De toute façon, notre niveau c'est celui de l'expression. On exprime donc ce qui n'est pas, mais ce qu'on voudrait dire. Il faut en être conscient et se rendre compte de ce qu'on dit, de ce qu'on fait.
La formation de l'acteur c'est bien sûr de jouer, mais aussi d'être spectateur. C'est pour cela qu'il y a toujours ceux qui improvisent, et ceux qui "lisent". Et ce rôle de metteur-en-scène s'apprend sur le tas, parce que n'importe quel acteur peut proposer une improvisation et après le groupe analyse ce qu'il vient de se produire. On a besoin de beaucoup de temps pour cela, la création collective nécessite toujours beaucoup de temps.
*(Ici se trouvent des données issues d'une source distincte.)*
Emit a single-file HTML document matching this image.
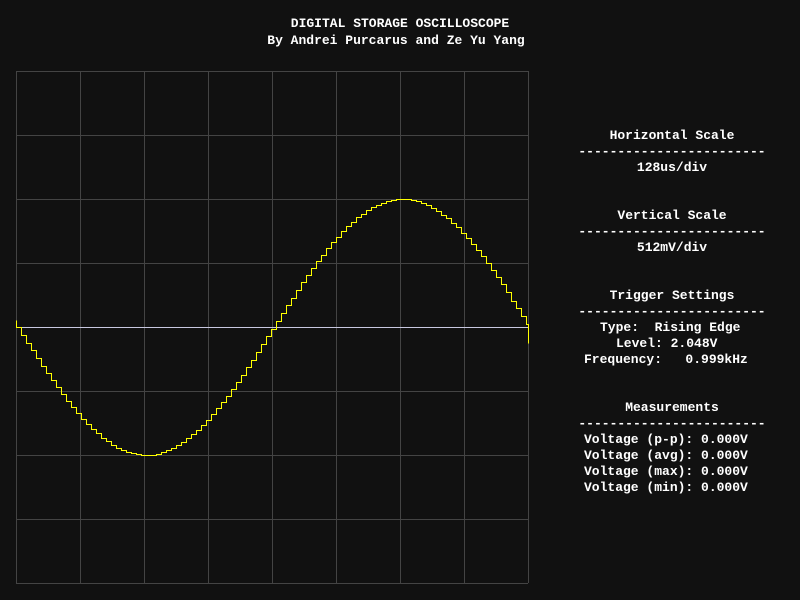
<!DOCTYPE html>
<html><head><meta charset="utf-8"><style>
html,body{margin:0;padding:0;background:#111;}
svg{display:block;}
text{font-family:"Liberation Mono",monospace;font-size:13px;fill:#fff;font-weight:bold;}
</style></head><body>
<svg width="800" height="600" viewBox="0 0 800 600">
<rect x="0" y="0" width="800" height="600" fill="#111"/>
<text x="400" y="27" text-anchor="middle">DIGITAL STORAGE OSCILLOSCOPE</text>
<text x="396" y="44" text-anchor="middle">By Andrei Purcarus and Ze Yu Yang</text>
<g id="grid"></g>
<line x1="16" y1="327.5" x2="528" y2="327.5" stroke="#c8c8e0" stroke-width="1"/>
<path id="trace" fill="none" stroke="#ffff00" stroke-width="1"/>
<g>
<text x="672" y="139" text-anchor="middle">Horizontal Scale</text>
<text x="672" y="155" text-anchor="middle">------------------------</text>
<text x="672" y="171" text-anchor="middle">128us/div</text>
<text x="672" y="219" text-anchor="middle">Vertical Scale</text>
<text x="672" y="235" text-anchor="middle">------------------------</text>
<text x="672" y="251" text-anchor="middle">512mV/div</text>
<text x="672" y="299" text-anchor="middle">Trigger Settings</text>
<text x="672" y="315" text-anchor="middle">------------------------</text>
<text x="600" y="331" xml:space="preserve">Type:  Rising Edge</text>
<text x="616" y="347">Level: 2.048V</text>
<text x="584" y="363" xml:space="preserve">Frequency:   0.999kHz</text>
<text x="672" y="411" text-anchor="middle">Measurements</text>
<text x="672" y="427" text-anchor="middle">------------------------</text>
<text x="584" y="443">Voltage (p-p): 0.000V</text>
<text x="584" y="459">Voltage (avg): 0.000V</text>
<text x="584" y="475">Voltage (max): 0.000V</text>
<text x="584" y="491">Voltage (min): 0.000V</text>
</g>
</svg>
<script>
// sample offsets from trigger level (mV), one sample per 5px step
const samplesMv = [0,-63,-125,-187,-249,-309,-369,-426,-483,-537,-590,-640,-688,-733,-775,-815,-851,-885,-915,-941,-964,-983,-999,-1011,-1019,-1023,-1024,-1020,-1013,-1002,-987,-968,-946,-920,-891,-858,-822,-784,-742,-697,-650,-600,-548,-494,-438,-380,-321,-261,-200,-138,-75,-13,
50,113,175,236,297,357,415,472,527,580,631,679,724,767,806,843,877,908,935,959,980,996,1009,1018,1023,1024,1021,1015,1005,991,974,953,928,900,869,834,797,756,713,667,618,568,514,459,402,343,283,212,150,88,25];
const prevSampleMv = 60;
const mvPerDiv = 512;
const samplePeriodUs = 10;
const usPerDiv = 128;
const divCount = 8;

const X0=16, Y0=71, DIV=64, W=DIV*divCount, CY=Y0+W/2;
function xScale(us){ return X0 + us/usPerDiv*DIV; }
function yScale(mv){ return CY - mv/mvPerDiv*DIV; }

const ns='http://www.w3.org/2000/svg';
const grid=document.getElementById('grid');
for(let i=0;i<=divCount;i++){
  const v=document.createElementNS(ns,'line');
  v.setAttribute('x1',X0+i*DIV+0.5);v.setAttribute('x2',X0+i*DIV+0.5);
  v.setAttribute('y1',Y0);v.setAttribute('y2',Y0+W);
  v.setAttribute('stroke','#444');
  
  
  grid.appendChild(v);
  const h=document.createElementNS(ns,'line');
  h.setAttribute('y1',Y0+i*DIV+0.5);h.setAttribute('y2',Y0+i*DIV+0.5);
  h.setAttribute('x1',X0);h.setAttribute('x2',X0+W);
  h.setAttribute('stroke','#444');
  
  
  grid.appendChild(h);
}
function px(v){ return Math.round(v)+0.5; }
let d='M'+px(xScale(0))+' '+px(yScale(prevSampleMv));
for(let i=0;i<samplesMv.length;i++){
  const x=px(Math.min(xScale(i*samplePeriodUs),X0+W));
  const x2=px(Math.min(xScale((i+1)*samplePeriodUs),X0+W));
  const y=px(yScale(samplesMv[i]));
  d+=' L'+x+' '+y+' L'+x2+' '+y;
}
d+=' L'+px(X0+W)+' '+px(yScale(-125));
document.getElementById('trace').setAttribute('d',d);
</script>
</body></html>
Mais on pense que c'est ce qui est propre au théâtre. Même ceux qui le nient ne peuvent pas ne pas faire de création collective, parce qu'il y a ce moment où rien n'a été répété, où rien n'a été pensé, qui est celui de la relation entre le public et le spectacle.

Pour finir, que pensez-vous que le théâtre puisse apporter aux gens ?
Silence.
Jacqueline V. : Douter. Douter de soi-même. Et observer, essayer de donner un sens à la vie. Trouver un sens à toutes les activités de l'être humain.